▶ Input

=-=-=-=-=

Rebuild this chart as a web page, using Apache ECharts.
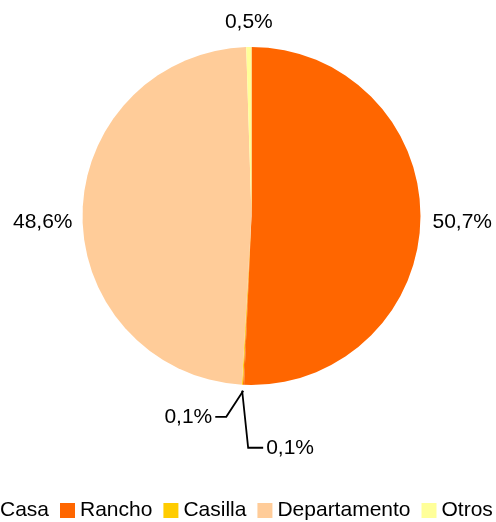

=-=-=-=-=

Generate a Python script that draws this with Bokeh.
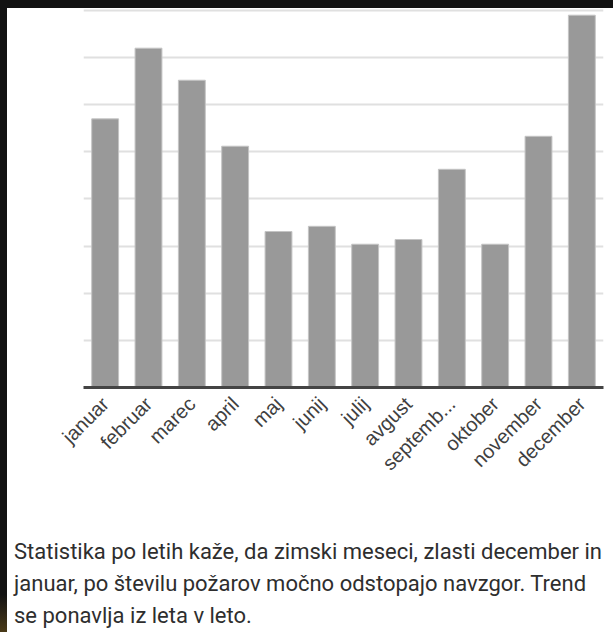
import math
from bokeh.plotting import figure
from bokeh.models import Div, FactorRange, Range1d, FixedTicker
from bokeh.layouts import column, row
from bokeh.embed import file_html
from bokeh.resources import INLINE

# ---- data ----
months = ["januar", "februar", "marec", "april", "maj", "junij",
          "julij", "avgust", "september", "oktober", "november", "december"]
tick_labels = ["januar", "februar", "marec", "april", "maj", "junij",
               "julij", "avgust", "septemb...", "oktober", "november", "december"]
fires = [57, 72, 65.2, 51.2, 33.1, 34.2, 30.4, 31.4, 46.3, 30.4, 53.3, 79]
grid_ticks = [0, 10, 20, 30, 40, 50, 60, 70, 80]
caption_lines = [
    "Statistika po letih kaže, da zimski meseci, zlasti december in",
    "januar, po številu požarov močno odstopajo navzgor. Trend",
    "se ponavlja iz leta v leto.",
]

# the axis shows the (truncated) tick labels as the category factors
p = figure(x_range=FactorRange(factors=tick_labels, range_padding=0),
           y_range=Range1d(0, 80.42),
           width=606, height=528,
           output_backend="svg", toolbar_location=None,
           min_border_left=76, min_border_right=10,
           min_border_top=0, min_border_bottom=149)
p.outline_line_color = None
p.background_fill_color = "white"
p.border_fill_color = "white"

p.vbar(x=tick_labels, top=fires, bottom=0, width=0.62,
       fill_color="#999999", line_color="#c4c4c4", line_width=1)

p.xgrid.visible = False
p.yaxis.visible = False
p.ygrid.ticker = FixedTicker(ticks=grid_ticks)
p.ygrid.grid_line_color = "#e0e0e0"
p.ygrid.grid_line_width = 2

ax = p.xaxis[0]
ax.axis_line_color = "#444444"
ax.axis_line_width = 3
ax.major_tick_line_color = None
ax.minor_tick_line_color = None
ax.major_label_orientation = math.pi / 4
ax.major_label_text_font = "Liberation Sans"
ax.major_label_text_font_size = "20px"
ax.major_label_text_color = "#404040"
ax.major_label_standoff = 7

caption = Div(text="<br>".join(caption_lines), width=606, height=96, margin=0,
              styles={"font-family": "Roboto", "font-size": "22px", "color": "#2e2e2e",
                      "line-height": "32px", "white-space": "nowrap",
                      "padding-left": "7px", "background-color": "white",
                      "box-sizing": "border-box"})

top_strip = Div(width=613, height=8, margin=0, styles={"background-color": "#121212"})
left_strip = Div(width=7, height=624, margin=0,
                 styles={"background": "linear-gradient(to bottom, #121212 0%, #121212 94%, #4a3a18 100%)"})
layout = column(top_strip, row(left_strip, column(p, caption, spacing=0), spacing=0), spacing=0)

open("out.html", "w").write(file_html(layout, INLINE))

=-=-=-=-=

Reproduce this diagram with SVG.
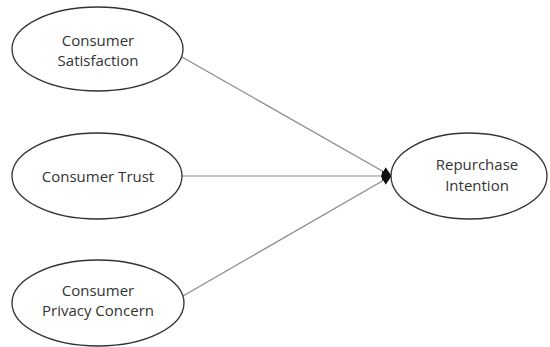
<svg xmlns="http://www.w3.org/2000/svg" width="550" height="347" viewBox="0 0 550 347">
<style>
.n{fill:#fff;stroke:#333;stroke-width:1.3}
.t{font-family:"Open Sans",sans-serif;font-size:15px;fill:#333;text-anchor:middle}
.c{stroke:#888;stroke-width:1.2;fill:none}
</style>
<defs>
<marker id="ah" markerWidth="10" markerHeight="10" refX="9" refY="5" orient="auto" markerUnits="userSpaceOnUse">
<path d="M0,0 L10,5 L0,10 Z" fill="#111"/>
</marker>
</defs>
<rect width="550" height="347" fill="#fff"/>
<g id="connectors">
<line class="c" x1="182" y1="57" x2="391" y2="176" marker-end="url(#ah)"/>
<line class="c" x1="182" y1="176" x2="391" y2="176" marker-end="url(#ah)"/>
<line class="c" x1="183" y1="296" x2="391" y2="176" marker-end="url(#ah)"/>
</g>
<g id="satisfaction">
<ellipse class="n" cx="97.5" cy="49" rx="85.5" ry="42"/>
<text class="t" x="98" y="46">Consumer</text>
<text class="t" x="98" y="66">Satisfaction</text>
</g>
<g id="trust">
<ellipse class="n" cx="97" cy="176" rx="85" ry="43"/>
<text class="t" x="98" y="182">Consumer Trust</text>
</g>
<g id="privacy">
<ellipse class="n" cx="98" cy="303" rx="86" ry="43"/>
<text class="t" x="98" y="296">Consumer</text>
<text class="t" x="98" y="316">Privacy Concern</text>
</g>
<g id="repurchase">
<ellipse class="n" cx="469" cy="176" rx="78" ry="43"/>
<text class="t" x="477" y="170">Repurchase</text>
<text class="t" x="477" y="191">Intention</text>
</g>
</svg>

=-=-=-=-=

▶ Short exercise
Gather from the records above every line containing the string "with".

▶ Solution for this problem
Generate a Python script that draws this with Bokeh.
Reproduce this diagram with SVG.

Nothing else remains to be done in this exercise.